During the Remote Sensing of Electrification, Lightning, and Mesoscale/Microscale Processes with Adaptive Ground Observations-Cloud, Aerosol, and Complex Terrain Interactions (RELAMPAGO-CACTI) field experiments in 2018-19, an unprecedented number of balloon-borne soundings were collected in Argentina. Radiosondes were launched from both fixed and mobile platforms, yielding 2712 soundings during the period 15 October 2018-30 April 2019. Approximately 20% of these soundings were collected by highly mobile platforms, strategically positioned for each intensive observing period, and launching approximately once per hour. The combination of fixed and mobile soundings capture both the overall conditions characterizing the RELAMPAGO-CACTI campaign, as well as the detailed evolution of environments supporting the initiation and upscale growth of deep convective storms, including some that produced hazardous hail and heavy rainfall. Episodes of frequent convection were characterized by sufficient quantities of moisture and instability for deep convection, along with deep-layer vertical wind shear supportive of organized or rotating storms. A total of 11 soundings showed most unstable convective available potential energy (MUCAPE) exceeding 6000 J kg21, comparable to the extreme instability observed in other parts of the world with intense deep convection.
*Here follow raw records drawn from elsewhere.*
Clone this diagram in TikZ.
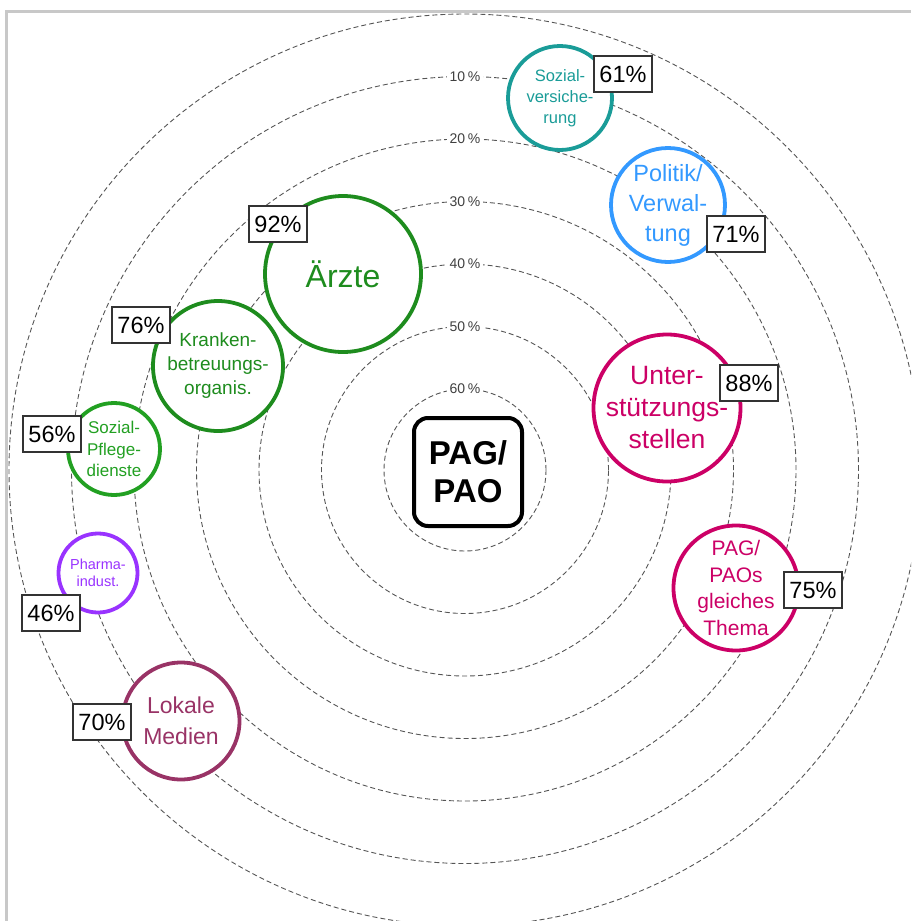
\documentclass[tikz,border=0pt]{standalone}
\usepackage{fontspec}
\setsansfont{Liberation Sans}
\usepackage{tikz}
\usetikzlibrary{positioning}

\definecolor{versteal}{HTML}{1A9C98}
\definecolor{polblue}{HTML}{3399FF}
\definecolor{docgreen}{HTML}{1E8C1E}
\definecolor{caregreen}{HTML}{22A022}
\definecolor{pharmapurple}{HTML}{9933FF}
\definecolor{mediamaroon}{HTML}{993366}
\definecolor{helpmagenta}{HTML}{CC0066}
\definecolor{framegray}{HTML}{C8C8C8}
\definecolor{ringgray}{HTML}{555555}

\begin{document}
\begin{tikzpicture}[x=1pt,y=-1pt,font=\sffamily,
    ring/.style={ringgray,line width=0.9pt,dash pattern=on 5pt off 3pt},
    ringlab/.style={fill=white,text=black!75,inner sep=3pt,font=\sffamily\fontsize{14}{16}\selectfont},
    bubble/.style={circle,draw,fill=white,line width=3.8pt,inner sep=0pt,align=center},
    pct/.style={draw=black!80,fill=white,line width=1.3pt,minimum width=58pt,minimum height=36pt,
        inner sep=0pt,font=\sffamily\fontsize{23.5}{25}\selectfont}]
    \useasboundingbox (0,0) rectangle (911,921);
    \clip (0,0) rectangle (911,921);
    \draw [framegray,line width=3pt] (6,921) -- (6,11) -- (911,11);

    % rings
    \coordinate (ctr) at (465,470);
    \foreach \k/\lab in {0/60,1/50,2/40,3/30,4/20,5/10} {
        \pgfmathsetmacro\r{81+62.5*\k}
        \draw [ring] (ctr) circle [radius=\r pt];
        \node [ringlab] (ring\lab) at (465,{470-\r}) {\lab\hspace{0.2em}\%};
    }
    \draw [ring] (ctr) circle [radius=456pt];

    \node [draw,line width=4pt,rounded corners=14pt,minimum width=108pt,minimum height=108pt,align=center,
        font=\sffamily\bfseries\fontsize{33}{38}\selectfont] (pag) at (468,472) {PAG/\\PAO};

    % groups
    \node [bubble,draw=versteal,text=versteal,minimum size=104pt,
        font=\sffamily\fontsize{16.5}{21}\selectfont] (versich) at (560,98) {Sozial-\\versiche-\\rung};
    \node [bubble,draw=polblue,text=polblue,minimum size=114pt,
        font=\sffamily\fontsize{23.5}{30}\selectfont] (politik) at (668,205) {Politik/\\Verwal-\\tung};
    \node [bubble,draw=docgreen,text=docgreen,minimum size=156pt,
        font=\sffamily\fontsize{32}{36}\selectfont] (aerzte) at (343,274) {Ärzte};
    \node [bubble,draw=docgreen,text=docgreen,minimum size=130pt,
        font=\sffamily\fontsize{19}{24}\selectfont] (kranken) at (218,366) {Kranken-\\betreuungs-\\organis.};
    \node [bubble,draw=caregreen,text=caregreen,minimum size=92pt,
        font=\sffamily\fontsize{17}{21.5}\selectfont] (pflege) at (114,449) {Sozial-\\Pflege-\\dienste};
    \node [bubble,draw=pharmapurple,text=pharmapurple,minimum size=79pt,
        font=\sffamily\fontsize{14.5}{17.5}\selectfont] (pharma) at (98,573) {Pharma-\\indust.};
    \node [bubble,draw=mediamaroon,text=mediamaroon,minimum size=117pt,
        font=\sffamily\fontsize{23}{31}\selectfont] (medien) at (181,721) {Lokale\\Medien};
    \node [bubble,draw=helpmagenta,text=helpmagenta,minimum size=147pt,
        font=\sffamily\fontsize{26.5}{32}\selectfont] (unter) at (667,408) {Unter-\\stützungs-\\stellen};
    \node [bubble,draw=helpmagenta,text=helpmagenta,minimum size=125pt,
        font=\sffamily\fontsize{21}{26.5}\selectfont] (gleich) at (736,588) {PAG/\\PAOs\\gleiches\\Thema};

    % shares
    \node [pct] (p61) at (623,74) {61\%};
    \node [pct] (p71) at (736,234) {71\%};
    \node [pct] (p92) at (278,224) {92\%};
    \node [pct] (p76) at (141,325) {76\%};
    \node [pct] (p56) at (52,434) {56\%};
    \node [pct] (p46) at (51,613) {46\%};
    \node [pct] (p70) at (102,722) {70\%};
    \node [pct] (p88) at (749,383) {88\%};
    \node [pct] (p75) at (813,590) {75\%};
\end{tikzpicture}
\end{document}
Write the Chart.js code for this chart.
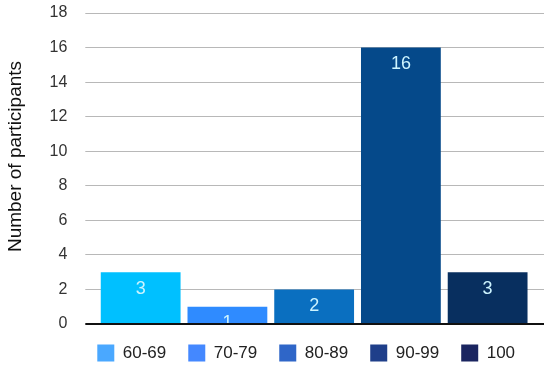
<!DOCTYPE html>
<html>
<head>
<meta charset="utf-8">
<script src="https://cdn.jsdelivr.net/npm/chart.js@4/dist/chart.umd.min.js"></script>
<style>
  html, body { margin: 0; padding: 0; background: #fff; }
  #wrap { width: 550px; height: 367px; }
</style>
</head>
<body>
<div id="wrap"><canvas id="myChart"></canvas></div>
<script>
// data
let scores = ['60-69', '70-79', '80-89', '90-99', '100'];
let participants = [3, 1, 2, 16, 3];
let barColours = ['#00c0ff', '#2f8bff', '#0a6fc0', '#05498a', '#082f5f'];
let legendColours = ['#4aa8ff', '#4488ff', '#2f66c8', '#1f3f8a', '#1a2560'];
let yTicks = [0, 2, 4, 6, 8, 10, 12, 14, 16, 18];
let yTitle = 'Number of participants';

let gridColour = '#b8b8b8';
let fontFamily = '"Liberation Sans", Arial, sans-serif';

// numbers inside bars, clipped to the bar
let barLabels = {
    id: 'barLabels',
    afterDatasetsDraw(chart) {
        let ctx = chart.ctx;
        let meta = chart.getDatasetMeta(0);
        ctx.save();
        ctx.font = '18px ' + fontFamily;
        ctx.fillStyle = '#cdf4ff';
        ctx.textAlign = 'center';
        ctx.textBaseline = 'middle';
        meta.data.forEach((bar, i) => {
            let half = bar.width / 2;
            ctx.save();
            ctx.beginPath();
            ctx.rect(bar.x - half, bar.y, bar.width, bar.base - bar.y);
            ctx.clip();
            ctx.fillText(participants[i], bar.x, bar.y + 16.5);
            ctx.restore();
        });
        ctx.restore();
    }
};

// legend row under the plot + the y title (sits a bit above centre)
let extras = {
    id: 'extras',
    afterDraw(chart) {
        let ctx = chart.ctx;
        let area = chart.chartArea;
        let box = 17, gap = 22;
        ctx.save();
        ctx.font = '17px ' + fontFamily;
        ctx.textBaseline = 'middle';
        let x = area.left;
        let y = area.bottom + 29;
        scores.forEach((s, i) => {
            ctx.fillStyle = legendColours[i];
            ctx.fillRect(x, y - box / 2, box, box);
            ctx.fillStyle = '#222';
            ctx.fillText(s, x + box + 8.5, y);
            x += box + 8.5 + ctx.measureText(s).width + gap;
        });

        ctx.translate(16, (area.top + area.bottom) / 2 - 12);
        ctx.rotate(-Math.PI / 2);
        ctx.font = '19px ' + fontFamily;
        ctx.fillStyle = '#111';
        ctx.textAlign = 'center';
        ctx.fillText(yTitle, 0, 0);
        ctx.restore();
    }
};

// tick padding should only push the labels sideways
let noVerticalPadding = axis => {
    axis.paddingTop = 0;
    axis.paddingBottom = 0;
};

let ctx = document.getElementById('myChart').getContext('2d');
let chart = new Chart(ctx, {
    type: 'bar',
    data: {
        labels: scores,
        datasets: [{
            data: participants,
            backgroundColor: barColours,
            barPercentage: 0.92,
            categoryPercentage: 1.0
        }]
    },
    options: {
        responsive: true,
        maintainAspectRatio: false,
        animation: false,
        layout: { padding: { top: 13, right: 6, left: 31.5, bottom: 43 } },
        plugins: {
            tooltip: { enabled: false },
            legend: { display: false }
        },
        scales: {
            x: { display: false },
            y: {
                min: 0,
                max: 18,
                afterBuildTicks: axis => { axis.ticks = yTicks.map(v => ({ value: v })); },
                afterFit: noVerticalPadding,
                grid: {
                    color: c => c.tick && c.tick.value === 0 ? '#111' : gridColour,
                    lineWidth: c => c.tick && c.tick.value === 0 ? 2 : 1,
                    tickLength: 12
                },
                border: { display: false },
                ticks: {
                    padding: 18,
                    color: '#333',
                    font: { size: 16, family: fontFamily }
                }
            },
            yRight: {
                position: 'right',
                min: 0,
                max: 18,
                afterBuildTicks: axis => { axis.ticks = yTicks.map(v => ({ value: v })); },
                afterFit: noVerticalPadding,
                grid: {
                    drawOnChartArea: false,
                    color: c => c.tick && c.tick.value === 0 ? '#111' : gridColour,
                    lineWidth: c => c.tick && c.tick.value === 0 ? 2 : 1,
                    tickLength: 13
                },
                border: { display: false },
                ticks: { display: false, padding: 0 }
            }
        }
    },
    plugins: [barLabels, extras]
});
</script>
</body>
</html>
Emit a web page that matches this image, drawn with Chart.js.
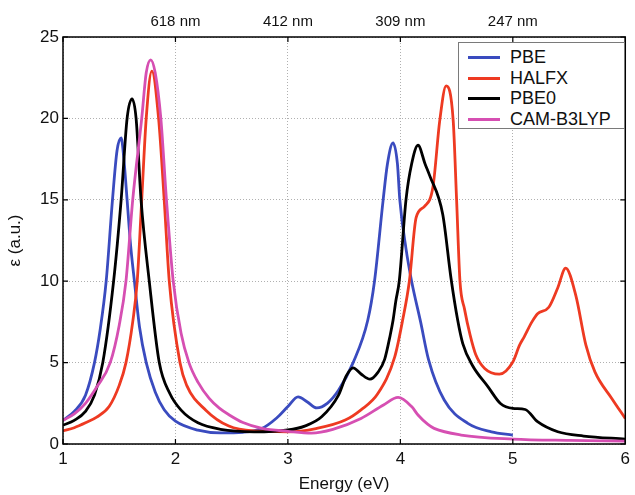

Parameters used to diagnose severe-storm potential showed that conditions were often favorable for supercells and severe hail, but not for tornadoes, primarily because of insufficient low-level wind shear. High-frequency soundings also revealed the structure and evolution of the boundary layer leading up to convection initiation, convectively generated cold pools, the South American low-level jet (SALLJ), and elevated nocturnal convection. This sounding dataset will enable improved understanding and prediction of convective storms and their surroundings in subtropical South America, as well as comparisons with other heavily studied regions such as the central United States that have not previously been possible.